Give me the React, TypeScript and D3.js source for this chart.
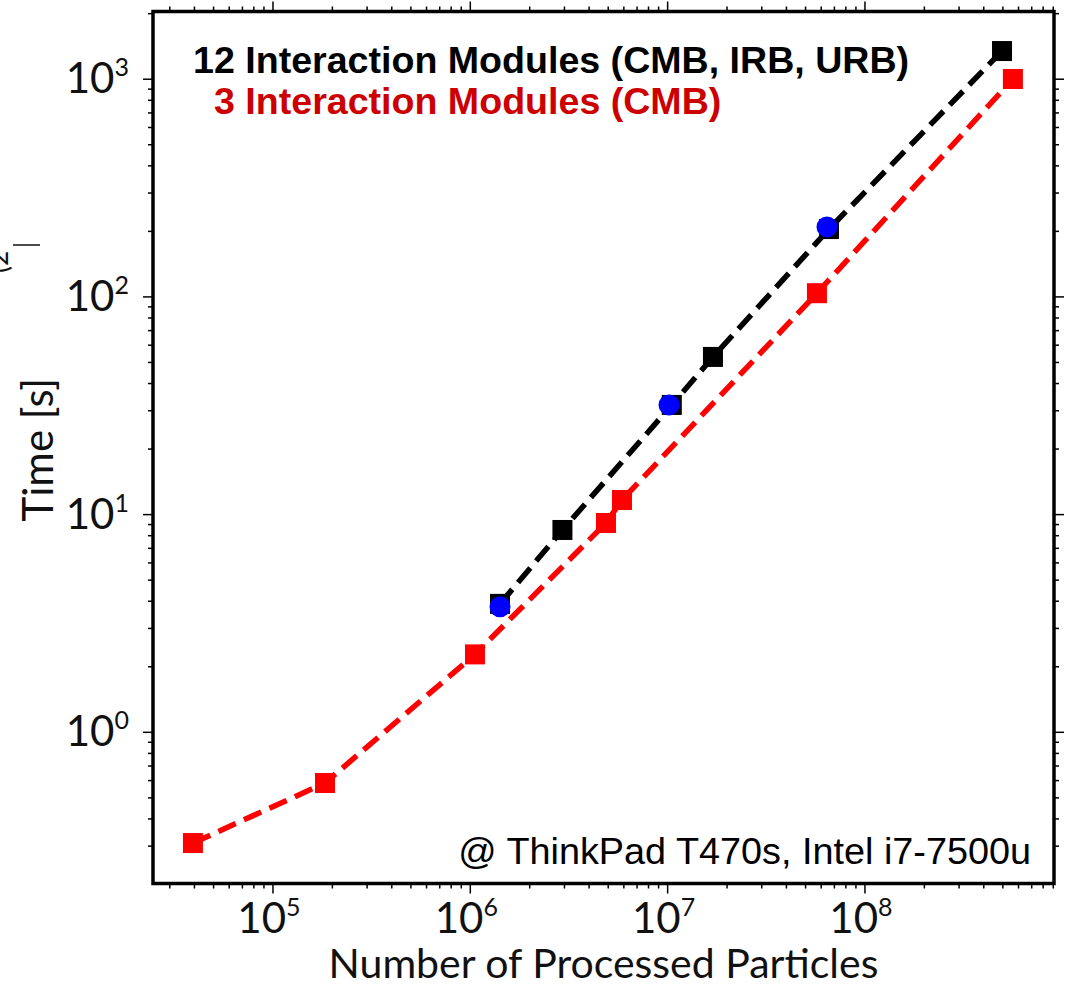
import React, { useEffect, useRef } from "react";
import * as d3 from "d3";

// 3 Interaction Modules (CMB)
const redParticles = [3.93e4, 1.835e5, 1.056e6, 4.87e6, 5.87e6, 5.71e7, 5.62e8];
const redTimes = [0.31, 0.585, 2.28, 9.15, 11.67, 104, 1002];

// 12 Interaction Modules (CMB, IRB, URB)
const blackParticles = [1.414e6, 2.93e6, 1.05e7, 1.697e7, 6.57e7, 4.95e8];
const blackTimes = [3.89, 8.5, 31.9, 53, 205, 1347];

// blue circles on top of the black series
const blueParticles = [1.414e6, 1.016e7, 6.42e7];
const blueTimes = [3.77, 31.9, 209.6];

const xMajorTicks = [1e5, 1e6, 1e7, 1e8];
const yMajorTicks = [1, 10, 100, 1000];
const xTickExp = ["5", "6", "7", "8"];
const yTickExp = ["0", "1", "2", "3"];

const W = 1065;
const H = 987;
const margin = { top: 11.5, right: 11, bottom: 103.5, left: 153 };
const width = W - margin.left - margin.right;
const height = H - margin.top - margin.bottom;

const labelFont = "Lato, 'DejaVu Sans', sans-serif";
const legendFont = "'Liberation Sans', Arial, sans-serif";

export default function App() {
  const svgRef = useRef<SVGSVGElement>(null);

  useEffect(() => {
    const svg = d3.select(svgRef.current);
    svg.selectAll("*").remove();

    const x = d3.scaleLog().domain([Math.pow(10, 4.392), Math.pow(10, 8.958)]).range([0, width]);
    const y = d3.scaleLog().domain([Math.pow(10, -0.6945), Math.pow(10, 3.311)]).range([height, 0]);

    svg.append("rect").attr("width", W).attr("height", H).attr("fill", "white");

    const g = svg.append("g").attr("transform", `translate(${margin.left},${margin.top})`);

    // ticks on all four sides, pointing outward
    const xTicks = x.ticks();
    const yTicks = y.ticks();
    const isMajor = (v: number) => Math.abs(Math.log10(v) - Math.round(Math.log10(v))) < 1e-6;

    const tickG = g.append("g").attr("stroke", "black").attr("stroke-width", 1.5);
    xTicks.forEach((t) => {
      const len = isMajor(t) ? 10 : 5;
      const px = x(t);
      tickG.append("line").attr("x1", px).attr("x2", px).attr("y1", height).attr("y2", height + len);
      tickG.append("line").attr("x1", px).attr("x2", px).attr("y1", 0).attr("y2", -len);
    });
    yTicks.forEach((t) => {
      const len = isMajor(t) ? 10 : 5;
      const py = y(t);
      tickG.append("line").attr("x1", 0).attr("x2", -len).attr("y1", py).attr("y2", py);
      tickG.append("line").attr("x1", width).attr("x2", width + len).attr("y1", py).attr("y2", py);
    });

    // tick labels 10^n
    xMajorTicks.forEach((t, i) => {
      const txt = g.append("text")
        .attr("x", x(t) - 4)
        .attr("y", height + 49)
        .attr("text-anchor", "middle")
        .attr("font-family", labelFont)
        .attr("font-size", 42)
        .attr("fill", "#111");
      txt.append("tspan").text("10");
      txt.append("tspan").attr("dy", -17).attr("font-size", 25).text(xTickExp[i]);
    });
    yMajorTicks.forEach((t, i) => {
      const txt = g.append("text")
        .attr("x", -24)
        .attr("y", y(t) + 14)
        .attr("text-anchor", "end")
        .attr("font-family", labelFont)
        .attr("font-size", 42)
        .attr("fill", "#111");
      txt.append("tspan").text("10");
      txt.append("tspan").attr("dy", -17).attr("font-size", 25).text(yTickExp[i]);
    });

    // axis titles
    svg.append("text")
      .attr("x", margin.left + width / 2)
      .attr("y", 978)
      .attr("text-anchor", "middle")
      .attr("font-family", labelFont)
      .attr("font-size", 41)
      .attr("fill", "#111")
      .text("Number of Processed Particles");

    svg.append("text")
      .attr("transform", `translate(53,${margin.top + y(10) - 65}) rotate(-90)`)
      .attr("text-anchor", "middle")
      .attr("font-family", labelFont)
      .attr("font-size", 42)
      .attr("fill", "#111")
      .text("Time [s]");

    // leftover label fragment at the left edge
    svg.append("text")
      .attr("transform", `translate(8,262) rotate(-90)`)
      .attr("text-anchor", "middle")
      .attr("font-family", labelFont)
      .attr("font-size", 26)
      .attr("fill", "#111")
      .text("(2");
    svg.append("line")
      .attr("x1", 13).attr("x2", 40).attr("y1", 245).attr("y2", 245)
      .attr("stroke", "#111").attr("stroke-width", 1.5);

    const line = d3.line<[number, number]>().x((d) => x(d[0])).y((d) => y(d[1]));
    const markerSize = 20;

    function drawSeries(xs: number[], ys: number[], color: string) {
      const pts: [number, number][] = xs.map((v, i) => [v, ys[i]]);
      g.append("path")
        .datum(pts)
        .attr("d", line)
        .attr("fill", "none")
        .attr("stroke", color)
        .attr("stroke-width", 5.5)
        .attr("stroke-dasharray", "19 9");
      g.selectAll(null)
        .data(pts)
        .enter()
        .append("rect")
        .attr("x", (d) => x(d[0]) - markerSize / 2)
        .attr("y", (d) => y(d[1]) - markerSize / 2)
        .attr("width", markerSize)
        .attr("height", markerSize)
        .attr("fill", color);
    }

    drawSeries(redParticles, redTimes, "#ff0000");
    drawSeries(blackParticles, blackTimes, "#000000");

    g.selectAll(null)
      .data(blueParticles.map((v, i) => [v, blueTimes[i]]))
      .enter()
      .append("circle")
      .attr("cx", (d) => x(d[0]))
      .attr("cy", (d) => y(d[1]))
      .attr("r", 10.5)
      .attr("fill", "#0000ff");

    // frame
    g.append("rect")
      .attr("width", width)
      .attr("height", height)
      .attr("fill", "none")
      .attr("stroke", "black")
      .attr("stroke-width", 3.5);

    // legend texts
    svg.append("text")
      .attr("x", 193)
      .attr("y", 73)
      .attr("font-family", legendFont)
      .attr("font-weight", "bold")
      .attr("font-size", 37.6)
      .attr("fill", "#000")
      .text("12 Interaction Modules (CMB, IRB, URB)");
    svg.append("text")
      .attr("x", 214)
      .attr("y", 114)
      .attr("font-family", legendFont)
      .attr("font-weight", "bold")
      .attr("font-size", 37.6)
      .attr("fill", "#cc0000")
      .text("3 Interaction Modules (CMB)");

    svg.append("text")
      .attr("x", 1031)
      .attr("y", 864)
      .attr("text-anchor", "end")
      .attr("font-family", legendFont)
      .attr("font-size", 37.8)
      .attr("fill", "#000")
      .text("@ ThinkPad T470s, Intel i7-7500u");
  }, []);

  return (
    <svg
      ref={svgRef}
      width={W}
      height={H}
      style={{ position: "absolute", left: 0, top: 0, display: "block" }}
    />
  );
}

━━━━━━━━━━━━━━━━

** STATED PROBLEM **
From the first line of the listing above, repeat every line through the one holding "import * as". Both ends count, and pictures stay out.

** RESPONSE TO THE EXERCISE **
Give me the React, TypeScript and D3.js source for this chart.
import React, { useEffect, useRef } from "react";
import * as d3 from "d3";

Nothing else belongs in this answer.